Provided data:
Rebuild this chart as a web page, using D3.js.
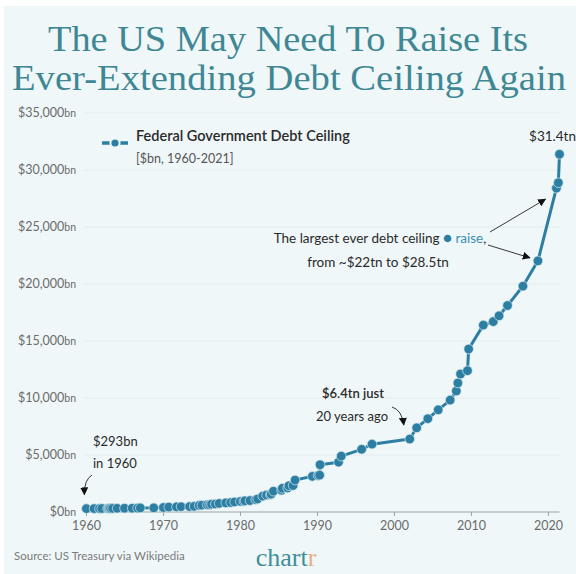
<!DOCTYPE html>
<html>
<head>
<meta charset="utf-8">
<script src="https://cdn.jsdelivr.net/npm/d3@7"></script>
<style>
  html, body { margin: 0; padding: 0; background: #ffffff; }
  svg { display: block; }
</style>
</head>
<body>
<script>
// US federal debt ceiling changes, $bn (year position on the time axis)
const years = [
  1960.05, 1961.05, 1961.75, 1962.05, 1962.8, 1962.95, 1963.05, 1963.2, 1963.45,
  1964.05, 1965.0, 1966.0, 1966.7, 1967.05, 1968.8, 1970.05, 1970.75, 1971.75,
  1972.35, 1973.45, 1974.05, 1974.7, 1975.05, 1975.75, 1976.05, 1976.3, 1976.8,
  1977.3, 1978.15, 1978.8, 1979.3, 1980.05, 1980.5, 1980.65, 1981.3, 1982.05,
  1982.3, 1982.95, 1983.45, 1983.95, 1984.05, 1984.35, 1985.4, 1985.5, 1986.2,
  1986.35, 1986.9, 1987.15, 1989.4, 1990.15, 1990.35, 1990.4, 1992.8, 1993.15,
  1995.8, 1997.15, 2002.05, 2002.95, 2004.4, 2005.75, 2007.3, 2008.1, 2008.3,
  2008.65, 2009.55, 2009.7, 2011.6, 2012.9, 2013.65, 2014.75, 2016.75, 2018.7,
  2021.1, 2021.35, 2021.5
];
const ceilings = [
  293, 298, 300, 308, 305, 307, 309, 309, 315,
  324, 328, 330, 336, 358, 365, 395, 430, 450,
  465, 475, 495, 577, 595, 627, 636, 682, 700,
  752, 798, 830, 879, 925, 935, 985, 999.8, 1079.8,
  1143.1, 1389, 1490, 1520, 1573, 1823.8, 1903.8, 2078.7, 2111,
  2300, 2320, 2800, 3122.7, 3195, 3230, 4145, 4370, 4900,
  5500, 5950, 6400, 7384, 8184, 8965, 9815, 10615, 11315,
  12104, 12394, 14294, 16394, 16699, 17212, 18113, 19809, 22030,
  28401, 28881, 31381
];
const yTicks = [0, 5000, 10000, 15000, 20000, 25000, 30000, 35000];
const xTicks = [1960, 1970, 1980, 1990, 2000, 2010, 2020];

const W = 576, H = 574;
const BG = "#eff7f9";
const BLUE = "#2d7ea3";
const TEAL = "#3f8794";
const SANS = "Lato, 'Noto Sans', sans-serif";

const data = years.map((yr, i) => ({ year: yr, value: ceilings[i] }));

const svg = d3.select("body").append("svg")
  .attr("width", W).attr("height", H);

svg.append("rect").attr("width", W).attr("height", H).attr("fill", "#ffffff");
svg.append("rect").attr("x", 4).attr("y", 6).attr("width", W - 4).attr("height", H - 6).attr("fill", BG);

const defs = svg.append("defs");
defs.append("marker")
  .attr("id", "arrow")
  .attr("viewBox", "0 0 10 10")
  .attr("refX", 9).attr("refY", 5)
  .attr("markerWidth", 8).attr("markerHeight", 8)
  .attr("markerUnits", "userSpaceOnUse")
  .attr("orient", "auto")
  .append("path").attr("d", "M0,0 L10,5 L0,10 z").attr("fill", "#111");

// Title
const title = svg.append("g")
  .attr("font-family", "'Liberation Serif', 'DejaVu Serif', serif")
  .attr("fill", TEAL)
  .attr("text-anchor", "middle");
title.append("text")
  .attr("x", 288).attr("y", 51)
  .attr("font-size", 35)
  .attr("textLength", 480).attr("lengthAdjust", "spacingAndGlyphs")
  .text("The US May Need To Raise Its");
title.append("text")
  .attr("x", 289).attr("y", 90)
  .attr("font-size", 35)
  .attr("textLength", 554).attr("lengthAdjust", "spacingAndGlyphs")
  .text("Ever-Extending Debt Ceiling Again");

// Scales
const x = d3.scaleLinear().domain([1960, 2021.5]).range([86, 559.5]);
const y = d3.scaleLinear().domain([0, 35000]).range([512, 113]);

// Gridlines
svg.append("g").selectAll("line")
  .data(yTicks.filter(d => d > 0))
  .join("line")
  .attr("x1", 84).attr("x2", 560)
  .attr("y1", d => y(d)).attr("y2", d => y(d))
  .attr("stroke", "#e2ecef").attr("stroke-width", 1);

// Y axis labels
const yLab = svg.append("g")
  .attr("font-family", SANS).attr("fill", "#6b6b6b")
  .attr("text-anchor", "end");
yLab.selectAll("text")
  .data(yTicks)
  .join("text")
  .attr("x", 76).attr("y", d => y(d) + 4)
  .attr("font-size", 12.5)
  .each(function (d) {
    const t = d3.select(this);
    t.append("tspan").text("$" + d3.format(",")(d));
    t.append("tspan").attr("font-size", 10.5).text("bn");
  });

// X axis
const xAxis = d3.axisBottom(x)
  .tickValues(xTicks)
  .tickFormat(d3.format("d"))
  .tickSize(4)
  .tickPadding(5);
const gx = svg.append("g")
  .attr("transform", `translate(0,${y(0)})`)
  .call(xAxis);
gx.select(".domain").attr("stroke", "#9aa3a6").attr("d", `M86,0H559.5`);
gx.selectAll(".tick line").attr("stroke", "#9aa3a6");
gx.selectAll(".tick text")
  .attr("font-family", SANS).attr("font-size", 12.5).attr("fill", "#6b6b6b");

// Series line and points
const line = d3.line().x(d => x(d.year)).y(d => y(d.value));
svg.append("path")
  .datum(data)
  .attr("d", line)
  .attr("fill", "none")
  .attr("stroke", BLUE)
  .attr("stroke-width", 3)
  .attr("stroke-linejoin", "round");

svg.append("g").selectAll("circle")
  .data(data)
  .join("circle")
  .attr("cx", d => x(d.year))
  .attr("cy", d => y(d.value))
  .attr("r", 4.8)
  .attr("fill", BLUE)
  .attr("stroke", "#d7e9ef")
  .attr("stroke-width", 0.7);

// Legend
const leg = svg.append("g");
leg.append("line").attr("x1", 102).attr("x2", 128).attr("y1", 143).attr("y2", 143)
  .attr("stroke", BLUE).attr("stroke-width", 3.5);
leg.append("circle").attr("cx", 115).attr("cy", 143).attr("r", 4.6)
  .attr("fill", BLUE).attr("stroke", BG).attr("stroke-width", 2);
leg.append("text").attr("x", 136).attr("y", 141)
  .attr("font-family", SANS).attr("font-size", 14.5).attr("font-weight", 600)
  .attr("fill", "#2a2a2a")
  .text("Federal Government Debt Ceiling");
leg.append("text").attr("x", 136).attr("y", 163)
  .attr("font-family", SANS).attr("font-size", 12.5).attr("fill", "#555")
  .text("[$bn, 1960-2021]");

// Annotations
const ann = svg.append("g").attr("font-family", SANS).attr("font-size", 13.5).attr("fill", "#2a2a2a");

const last = data[data.length - 1];
ann.append("text")
  .attr("x", x(last.year) - 7).attr("y", y(last.value) - 13)
  .attr("text-anchor", "middle")
  .text("$" + (last.value / 1000).toFixed(1) + "tn");

const big = ann.append("text").attr("x", 380).attr("y", 243).attr("text-anchor", "middle");
big.append("tspan").text("The largest ever debt ceiling ");
big.append("tspan").attr("fill", BLUE).attr("font-size", 15).text("●");
big.append("tspan").attr("fill", "#3c8fb3").text(" raise");
big.append("tspan").text(",");
ann.append("text").attr("x", 378).attr("y", 267).attr("text-anchor", "middle")
  .text("from ~$22tn to $28.5tn");

const from22 = data.find(d => d.value === 22030);
const to285 = data.find(d => d.value === 28401);
svg.append("line")
  .attr("x1", 490).attr("y1", 232)
  .attr("x2", x(to285.year) - 11).attr("y2", y(to285.value) + 11)
  .attr("stroke", "#222").attr("stroke-width", 0.9)
  .attr("marker-end", "url(#arrow)");
svg.append("line")
  .attr("x1", 488).attr("y1", 245)
  .attr("x2", x(from22.year) - 8).attr("y2", y(from22.value) - 3)
  .attr("stroke", "#222").attr("stroke-width", 0.9)
  .attr("marker-end", "url(#arrow)");

// $6.4tn in 2002
const p2002 = data.find(d => d.value === 6400);
ann.append("text").attr("x", 353).attr("y", 398).attr("text-anchor", "middle")
  .attr("font-size", 13).attr("font-weight", 600).text("$6.4tn just");
ann.append("text").attr("x", 352).attr("y", 421).attr("text-anchor", "middle")
  .attr("font-size", 13).text("20 years ago");
svg.append("path")
  .attr("d", `M392,407 Q402,410 ${x(p2002.year) - 6},${y(p2002.value) - 14}`)
  .attr("fill", "none").attr("stroke", "#222").attr("stroke-width", 0.9)
  .attr("marker-end", "url(#arrow)");

// $293bn in 1960
const first = data[0];
ann.append("text").attr("x", 93).attr("y", 446).attr("font-size", 13).text("$" + first.value + "bn");
ann.append("text").attr("x", 93).attr("y", 468).attr("font-size", 13).text("in " + Math.floor(first.year));
svg.append("path")
  .attr("d", `M92,475 Q84,480 ${x(first.year) - 2},${y(first.value) - 14}`)
  .attr("fill", "none").attr("stroke", "#222").attr("stroke-width", 0.9)
  .attr("marker-end", "url(#arrow)");

// Footer
svg.append("text").attr("x", 14).attr("y", 560)
  .attr("font-family", SANS).attr("font-size", 11.5).attr("fill", "#7a7a7a")
  .text("Source: US Treasury via Wikipedia");
const logo = svg.append("text").attr("x", 286).attr("y", 566)
  .attr("text-anchor", "middle")
  .attr("font-family", "'Liberation Serif', 'DejaVu Serif', serif")
  .attr("font-size", 26);
logo.append("tspan").attr("fill", "#3f8f98").text("chart");
logo.append("tspan").attr("fill", "#e9ae86").text("r");
</script>
</body>
</html>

Problem requirements: The answer is a single number: how many lines include the word "chart"?

Complete output: 2